======== Data for this exercise

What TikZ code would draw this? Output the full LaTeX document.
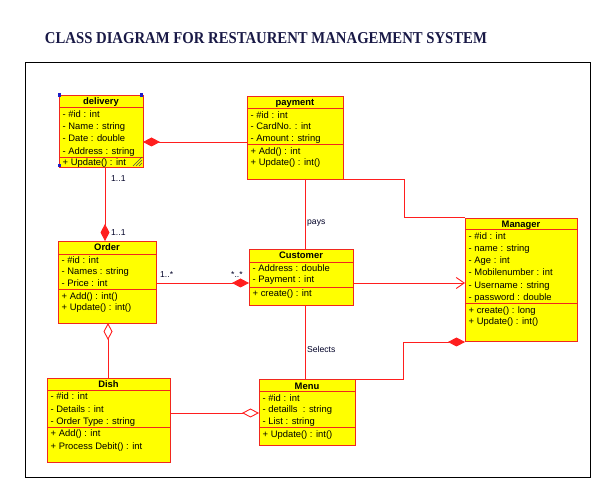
\documentclass[tikz,border=0pt]{standalone}
\usepackage{fontspec}
\setmainfont{Liberation Sans}
\newfontfamily\titlefont{Liberation Serif}
\usetikzlibrary{arrows.meta}
\definecolor{boxfill}{RGB}{255,255,0}
\definecolor{boxline}{RGB}{240,40,30}
\definecolor{conn}{RGB}{255,30,30}
\definecolor{titlecol}{RGB}{25,25,70}
\definecolor{handle}{RGB}{30,30,200}
\tikzset{
  classrect/.style={draw=boxline, fill=boxfill, line width=0.9pt, inner sep=0pt, outer sep=0pt, anchor=north west},
  sepline/.style={draw=boxline, line width=0.9pt},
  attr/.style={anchor=west, inner sep=0pt, xshift=1.5pt, font=\fontsize{9.4}{11}\selectfont, text height=8.6pt, text depth=1.9pt},
  head/.style={anchor=center, inner sep=0pt, font=\fontsize{9.4}{11}\selectfont\bfseries, text height=8.6pt, text depth=1.9pt},
  conline/.style={draw=conn, line width=0.9pt},
  lbl/.style={anchor=west, inner sep=0pt, font=\fontsize{8.6}{10}\selectfont, text=black!85!blue},
  fdiam/.style={-{Diamond[length=17pt,width=9pt,fill=conn]}},
  odiam/.style={-{Diamond[open,length=17pt,width=9pt,fill=white]}},
  larrow/.style={-{Straight Barb[length=8pt,width=11pt]}}
}
\begin{document}
\begin{tikzpicture}[x=1pt,y=-1pt]
\useasboundingbox (0,0) rectangle (606,489);
% title
\node[text=titlecol, inner sep=0pt] (title) at (266,38)
  {\resizebox{442pt}{11pt}{\titlefont\bfseries CLASS DIAGRAM FOR RESTAURENT MANAGEMENT SYSTEM}};
% frame
\node[draw=black, line width=0.6pt, minimum width=565pt, minimum height=415pt, anchor=north west, inner sep=0pt] (frame) at (25,62) {};

% ---- delivery
\node[classrect, minimum width=84pt, minimum height=72pt] (delivery) at (59,95) {};
\draw[sepline] (delivery.west |- 0,107) -- (delivery.east |- 0,107);
\draw[sepline] (delivery.west |- 0,157) -- (delivery.east |- 0,157);
\node[head] (deliveryT) at (101,101.5) {delivery};
\node[attr] (d1) at (61,114) {- \#id : int};
\node[attr] (d2) at (61,126) {- Name : string};
\node[attr] (d3) at (61,138.5) {- Date : double};
\node[attr] (d4) at (61,151) {- Address : string};
\node[attr] (d5) at (61,162) {+ Update() : int};
\fill[handle] (57.5,93.5) rectangle (61,97);
\fill[handle] (139.5,93.5) rectangle (143,97);
\fill[handle] (57.5,164) rectangle (61,167.5);
\draw[black!70, line width=0.5pt] (133,166) -- (142,157) (136,166) -- (142,160) (139,166) -- (142,163);

% ---- payment
\node[classrect, minimum width=96pt, minimum height=83pt] (payment) at (247,96) {};
\draw[sepline] (payment.west |- 0,108) -- (payment.east |- 0,108);
\draw[sepline] (payment.west |- 0,144) -- (payment.east |- 0,144);
\node[head] (paymentT) at (295,102) {payment};
\node[attr] (p1) at (249,115) {- \#id : int};
\node[attr] (p2) at (249,126.5) {- CardNo. : int};
\node[attr] (p3) at (249,138.5) {- Amount : string};
\node[attr] (p4) at (249,151) {+ Add() : int};
\node[attr] (p5) at (249,162) {+ Update() : int()};

% ---- Order
\node[classrect, minimum width=98pt, minimum height=82pt] (order) at (58,241) {};
\draw[sepline] (order.west |- 0,254) -- (order.east |- 0,254);
\draw[sepline] (order.west |- 0,289) -- (order.east |- 0,289);
\node[head] (orderT) at (107,247.5) {Order};
\node[attr] (o1) at (60,260) {- \#id : int};
\node[attr] (o2) at (60,271.5) {- Names : string};
\node[attr] (o3) at (60,283) {- Price : int};
\node[attr] (o4) at (60,296) {+ Add() : int()};
\node[attr] (o5) at (60,307.5) {+ Update() : int()};

% ---- Customer
\node[classrect, minimum width=104pt, minimum height=56pt] (customer) at (249,249) {};
\draw[sepline] (customer.west |- 0,262) -- (customer.east |- 0,262);
\draw[sepline] (customer.west |- 0,287) -- (customer.east |- 0,287);
\node[head] (customerT) at (301,255) {Customer};
\node[attr] (c1) at (251,268) {- Address : double};
\node[attr] (c2) at (251,279.5) {- Payment : int};
\node[attr] (c3) at (251,293) {+ create() : int};

% ---- Manager
\node[classrect, minimum width=112pt, minimum height=123pt] (manager) at (465,218) {};
\draw[sepline] (manager.west |- 0,229) -- (manager.east |- 0,229);
\draw[sepline] (manager.west |- 0,303) -- (manager.east |- 0,303);
\node[head] (managerT) at (521,224) {Manager};
\node[attr] (m1) at (467,236) {- \#id : int};
\node[attr] (m2) at (467,248) {- name : string};
\node[attr] (m3) at (467,260.5) {- Age : int};
\node[attr] (m4) at (467,272.5) {- Mobilenumber : int};
\node[attr] (m5) at (467,285) {- Username : string};
\node[attr] (m6) at (467,297.5) {- password : double};
\node[attr] (m7) at (467,310) {+ create() : long};
\node[attr] (m8) at (467,321) {+ Update() : int()};

% ---- Dish
\node[classrect, minimum width=123pt, minimum height=84pt] (dish) at (47,378) {};
\draw[sepline] (dish.west |- 0,390) -- (dish.east |- 0,390);
\draw[sepline] (dish.west |- 0,427) -- (dish.east |- 0,427);
\node[head] (dishT) at (108.5,384.5) {Dish};
\node[attr] (s1) at (49,396.5) {- \#id : int};
\node[attr] (s2) at (49,409) {- Details : int};
\node[attr] (s3) at (49,421.5) {- Order Type : string};
\node[attr] (s4) at (49,433.5) {+ Add() : int};
\node[attr] (s5) at (49,446) {+ Process Debit() : int};

% ---- Menu
\node[classrect, minimum width=96pt, minimum height=66pt] (menu) at (259,379) {};
\draw[sepline] (menu.west |- 0,391) -- (menu.east |- 0,391);
\draw[sepline] (menu.west |- 0,427) -- (menu.east |- 0,427);
\node[head] (menuT) at (307,386) {Menu};
\node[attr] (n1) at (261,398) {- \#id : int};
\node[attr] (n2) at (261,409.5) {- detaills\ \ : string};
\node[attr] (n3) at (261,421.5) {- List : string};
\node[attr] (n4) at (261,434) {+ Update() : int()};

% ---- connectors
\draw[conline, fdiam] (payment.west |- 0,142) -- (delivery.east |- 0,142);
\draw[conline, fdiam] (delivery.south -| 105,0) -- (order.north -| 105,0);
\node[lbl] (l11a) at (111,179) {1..1};
\node[lbl] (l11b) at (111,233) {1..1};
\draw[conline, fdiam] (order.east |- 0,283) -- (customer.west |- 0,283);
\node[lbl] (l1s) at (160,275) {1..*};
\node[lbl] (lss) at (231,275) {*..*};
\draw[conline] (payment.south -| 305,0) -- (customer.north -| 305,0);
\node[lbl] (pays) at (307,223) {pays};
\draw[conline] (customer.south -| 305,0) -- (menu.north -| 305,0);
\node[lbl] (selects) at (307,349.5) {Selects};
\draw[conline, larrow] (customer.east |- 0,283) -- (manager.west |- 0,283);
\draw[conline] (payment.south east) -- (404,179) -- (404,217) -- (manager.west |- 0,217);
\draw[conline, fdiam] (menu.north east) -- (403,379) -- (403,342) -- (manager.west |- 0,342);
\draw[conline, odiam] (dish.north -| 108,0) -- (order.south -| 108,0);
\draw[conline, odiam] (dish.east |- 0,413) -- (menu.west |- 0,413);
\end{tikzpicture}
\end{document}
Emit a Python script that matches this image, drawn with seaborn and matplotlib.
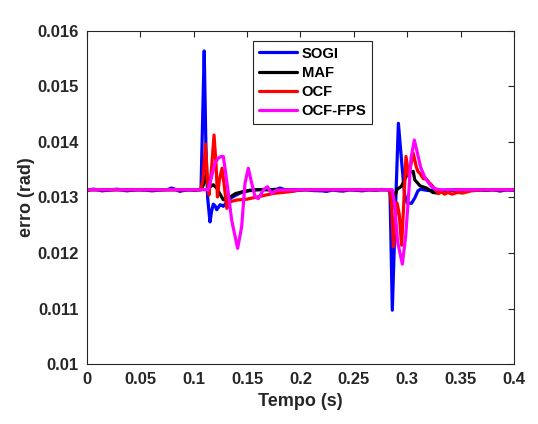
import matplotlib
matplotlib.use("Agg")
import matplotlib.pyplot as plt
import seaborn as sns
import pandas as pd

# ---------------- data ----------------
x_ticks = [0, 0.05, 0.1, 0.15, 0.2, 0.25, 0.3, 0.35, 0.4]
x_ticklabels = ["0", "0.05", "0.1", "0.15", "0.2", "0.25", "0.3", "0.35", "0.4"]
y_ticks = [0.010, 0.011, 0.012, 0.013, 0.014, 0.015, 0.016]
y_ticklabels = ["0.01", "0.011", "0.012", "0.013", "0.014", "0.015", "0.016"]

series_names = ["SOGI", "MAF", "OCF", "OCF-FPS"]
series_colors = ["#0000ff", "#000000", "#ff0000", "#ff00ff"]

sogi_t = [0.0, 0.003, 0.006, 0.010, 0.014, 0.019, 0.024, 0.028, 0.033, 0.037,
          0.042, 0.048, 0.054, 0.061, 0.066, 0.072, 0.076, 0.079, 0.083, 0.087,
          0.091, 0.096, 0.101, 0.1050, 0.1068, 0.1083, 0.1098, 0.1114, 0.1130,
          0.1152, 0.1168, 0.1183, 0.1200, 0.1215, 0.1230, 0.1246, 0.1262, 0.1277,
          0.1310, 0.1355, 0.1433, 0.1520, 0.1590, 0.1650, 0.1720, 0.1780, 0.1808,
          0.1855, 0.1920, 0.1980, 0.2050, 0.2120, 0.2200, 0.2245, 0.2300, 0.2360,
          0.2400, 0.2460, 0.2520, 0.2580, 0.2640, 0.2700, 0.2760, 0.2810, 0.2838,
          0.2860, 0.2888, 0.2917, 0.2945, 0.2975, 0.3000, 0.3040, 0.3070, 0.3100,
          0.3125, 0.3150, 0.3200, 0.3260, 0.3320, 0.3380, 0.3440, 0.3500, 0.3560,
          0.3620, 0.3680, 0.3740, 0.3800, 0.3870, 0.3930, 0.4000]
sogi_v = [0.013130, 0.013140, 0.013150, 0.013140, 0.013120, 0.013130, 0.013140, 0.013150, 0.013135, 0.013120,
          0.013130, 0.013140, 0.013135, 0.013120, 0.013130, 0.013140, 0.013145, 0.013170, 0.013145, 0.013110,
          0.013130, 0.013140, 0.013130, 0.013140, 0.013150, 0.014400, 0.015640, 0.013900, 0.013000,
          0.012560, 0.012760, 0.012880, 0.012850, 0.012780, 0.012820, 0.012870, 0.012860, 0.012840,
          0.012920, 0.013000, 0.013080, 0.013130, 0.013140, 0.013145, 0.013140, 0.013150, 0.013170,
          0.013140, 0.013115, 0.013130, 0.013140, 0.013125, 0.013120, 0.013110, 0.013135, 0.013120,
          0.013115, 0.013140, 0.013130, 0.013120, 0.013140, 0.013130, 0.013145, 0.013140, 0.013140,
          0.010970, 0.012700, 0.014337, 0.013700, 0.013050, 0.012900, 0.012895, 0.012990, 0.013120,
          0.013150, 0.013140, 0.013125, 0.013140, 0.013130, 0.013120, 0.013140, 0.013130, 0.013140,
          0.013125, 0.013140, 0.013130, 0.013145, 0.013115, 0.013140, 0.013130]

maf_t = [0.0, 0.1070, 0.1095, 0.1114, 0.1136, 0.1158, 0.1183, 0.1215, 0.1246, 0.1277,
         0.1310, 0.1343, 0.1390, 0.1468, 0.1590, 0.2000, 0.2838, 0.2855, 0.2880, 0.2905,
         0.2945, 0.2995, 0.3030, 0.3056, 0.3070, 0.3120, 0.3180, 0.3240, 0.3290, 0.3350, 0.4000]
maf_v = [0.013140, 0.013140, 0.013250, 0.013400, 0.013230, 0.013200, 0.013230, 0.013170, 0.013060, 0.012960,
         0.012960, 0.013010, 0.013070, 0.013110, 0.013140, 0.013140, 0.013140, 0.012790, 0.013000, 0.013150,
         0.013200, 0.013400, 0.013460, 0.013470, 0.013320, 0.013210, 0.013170, 0.013090, 0.013080, 0.013130, 0.013140]

ocf_t = [0.0, 0.1065, 0.1085, 0.1110, 0.1128, 0.1143, 0.1168, 0.1190, 0.1210, 0.1222,
         0.1240, 0.1265, 0.1287, 0.1310, 0.1343, 0.1405, 0.1500, 0.1593, 0.1750, 0.1905,
         0.2000, 0.2838, 0.2855, 0.2870, 0.2888, 0.2905, 0.2925, 0.2947, 0.2965, 0.2988,
         0.3015, 0.3035, 0.3056, 0.3085, 0.3100, 0.3120, 0.3150, 0.3180, 0.3200, 0.3235,
         0.3260, 0.3290, 0.3320, 0.3350, 0.3380, 0.3420, 0.3470, 0.3520, 0.3600, 0.3700, 0.4000]
ocf_v = [0.013140, 0.013140, 0.013300, 0.013964, 0.013300, 0.013045, 0.013555, 0.014126, 0.013560, 0.013010,
         0.013315, 0.013526, 0.013195, 0.012805, 0.012925, 0.012955, 0.012970, 0.013010, 0.013075, 0.013105,
         0.013140, 0.013140, 0.012800, 0.012110, 0.012600, 0.012900, 0.012700, 0.012140, 0.012800, 0.013740,
         0.013380, 0.013600, 0.013800, 0.013550, 0.013470, 0.013430, 0.013340, 0.013330, 0.013280, 0.013210,
         0.013150, 0.013070, 0.013100, 0.013060, 0.013090, 0.013060, 0.013090, 0.013080, 0.013120, 0.013140, 0.013140]

fps_t = [0.0, 0.1137, 0.1168, 0.1199, 0.1230, 0.1260, 0.1277, 0.1293, 0.1324, 0.1355,
         0.1411, 0.1449, 0.1480, 0.1511, 0.1543, 0.1574, 0.1605, 0.1652, 0.1690, 0.1730,
         0.1777, 0.2000, 0.2860, 0.2880, 0.2910, 0.2954, 0.2985, 0.3011, 0.3035, 0.3066,
         0.3095, 0.3125, 0.3160, 0.3195, 0.3225, 0.3260, 0.3300, 0.4000]
fps_v = [0.013140, 0.013140, 0.013380, 0.013620, 0.013710, 0.013740, 0.013740, 0.013526, 0.013075, 0.012595,
         0.012084, 0.012475, 0.013255, 0.013526, 0.013255, 0.013015, 0.012980, 0.013135, 0.013195, 0.013075,
         0.013135, 0.013140, 0.013140, 0.012900, 0.012200, 0.011800, 0.012300, 0.013000, 0.013700, 0.014036,
         0.013800, 0.013550, 0.013380, 0.013280, 0.013200, 0.013160, 0.013140, 0.013140]

# ---------------- plotting ----------------
sns.set_style("white")
plt.rcParams["font.family"] = ["Liberation Sans", "DejaVu Sans"]
plt.rcParams["font.weight"] = "bold"

fig = plt.figure(figsize=(5.38, 4.24), dpi=100)
ax = fig.add_axes([0.1617, 0.1415, 0.7937, 0.7854])

frames = []
for name, t, v in [("SOGI", sogi_t, sogi_v), ("MAF", maf_t, maf_v),
                   ("OCF", ocf_t, ocf_v), ("OCF-FPS", fps_t, fps_v)]:
    frames.append(pd.DataFrame({"t": t, "erro": v, "metodo": name}))
df = pd.concat(frames, ignore_index=True)

palette = dict(zip(series_names, series_colors))
for name in series_names:
    sub = df[df["metodo"] == name]
    sns.lineplot(data=sub, x="t", y="erro", color=palette[name], label=name,
                 linewidth=2.3, estimator=None, sort=False, ax=ax)

ax.set_xlim(0, 0.4)
ax.set_ylim(0.01, 0.016)
ax.set_xticks(x_ticks)
ax.set_xticklabels(x_ticklabels)
ax.set_yticks(y_ticks)
ax.set_yticklabels(y_ticklabels)
ax.tick_params(direction="in", length=4, width=0.8, top=True, right=True,
               labelsize=12, colors="#262626", pad=6)
for lab in ax.get_xticklabels() + ax.get_yticklabels():
    lab.set_fontweight("bold")
for sp in ax.spines.values():
    sp.set_visible(True)
    sp.set_color("#262626")
    sp.set_linewidth(0.8)

ax.set_xlabel("Tempo (s)", fontsize=13, fontweight="bold", color="#262626", labelpad=4)
ax.set_ylabel("erro (rad)", fontsize=13, fontweight="bold", color="#262626", labelpad=2)

leg = ax.legend(loc="upper left", bbox_to_anchor=(0.3895, 0.970), fontsize=10.6,
                frameon=True, fancybox=False, framealpha=1, edgecolor="#262626",
                handlelength=2.6, handletextpad=0.3, labelspacing=0.36,
                borderpad=0.38, borderaxespad=0)
leg.get_frame().set_linewidth(0.8)
for txt in leg.get_texts():
    txt.set_fontweight("bold")
    txt.set_color("black")

fig.savefig("out.png", dpi=100, facecolor="white")
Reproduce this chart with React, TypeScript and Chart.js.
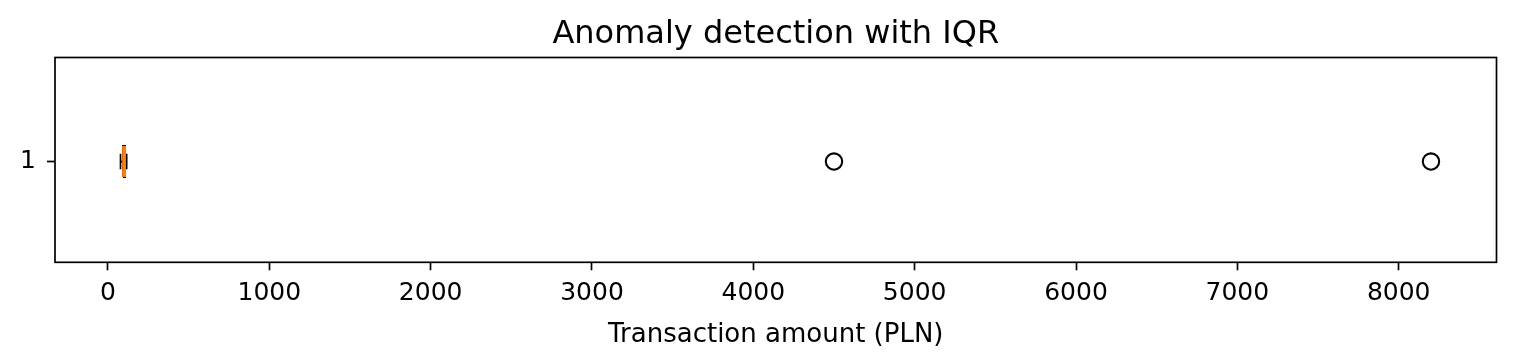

================

▶ [Aim] Your task is to repeat the opening line of the entries above and each line after it, ending with the line that has "line width=0.6pt, minimum". Do not include the pictures.

▶ [Complete response]
What TikZ code would draw this? Output the full LaTeX document.
\documentclass[tikz,border=0pt]{standalone}
\usepackage{fontspec}
\setmainfont{Liberation Sans}
\newfontfamily\titlefont{Liberation Serif}
\usetikzlibrary{arrows.meta}
\definecolor{boxfill}{RGB}{255,255,0}
\definecolor{boxline}{RGB}{240,40,30}
\definecolor{conn}{RGB}{255,30,30}
\definecolor{titlecol}{RGB}{25,25,70}
\definecolor{handle}{RGB}{30,30,200}
\tikzset{
  classrect/.style={draw=boxline, fill=boxfill, line width=0.9pt, inner sep=0pt, outer sep=0pt, anchor=north west},
  sepline/.style={draw=boxline, line width=0.9pt},
  attr/.style={anchor=west, inner sep=0pt, xshift=1.5pt, font=\fontsize{9.4}{11}\selectfont, text height=8.6pt, text depth=1.9pt},
  head/.style={anchor=center, inner sep=0pt, font=\fontsize{9.4}{11}\selectfont\bfseries, text height=8.6pt, text depth=1.9pt},
  conline/.style={draw=conn, line width=0.9pt},
  lbl/.style={anchor=west, inner sep=0pt, font=\fontsize{8.6}{10}\selectfont, text=black!85!blue},
  fdiam/.style={-{Diamond[length=17pt,width=9pt,fill=conn]}},
  odiam/.style={-{Diamond[open,length=17pt,width=9pt,fill=white]}},
  larrow/.style={-{Straight Barb[length=8pt,width=11pt]}}
}
\begin{document}
\begin{tikzpicture}[x=1pt,y=-1pt]
\useasboundingbox (0,0) rectangle (606,489);
% title
\node[text=titlecol, inner sep=0pt] (title) at (266,38)
  {\resizebox{442pt}{11pt}{\titlefont\bfseries CLASS DIAGRAM FOR RESTAURENT MANAGEMENT SYSTEM}};
% frame
\node[draw=black, line width=0.6pt, minimum width=565pt, minimum height=415pt, anchor=north west, inner sep=0pt] (frame) at (25,62) {};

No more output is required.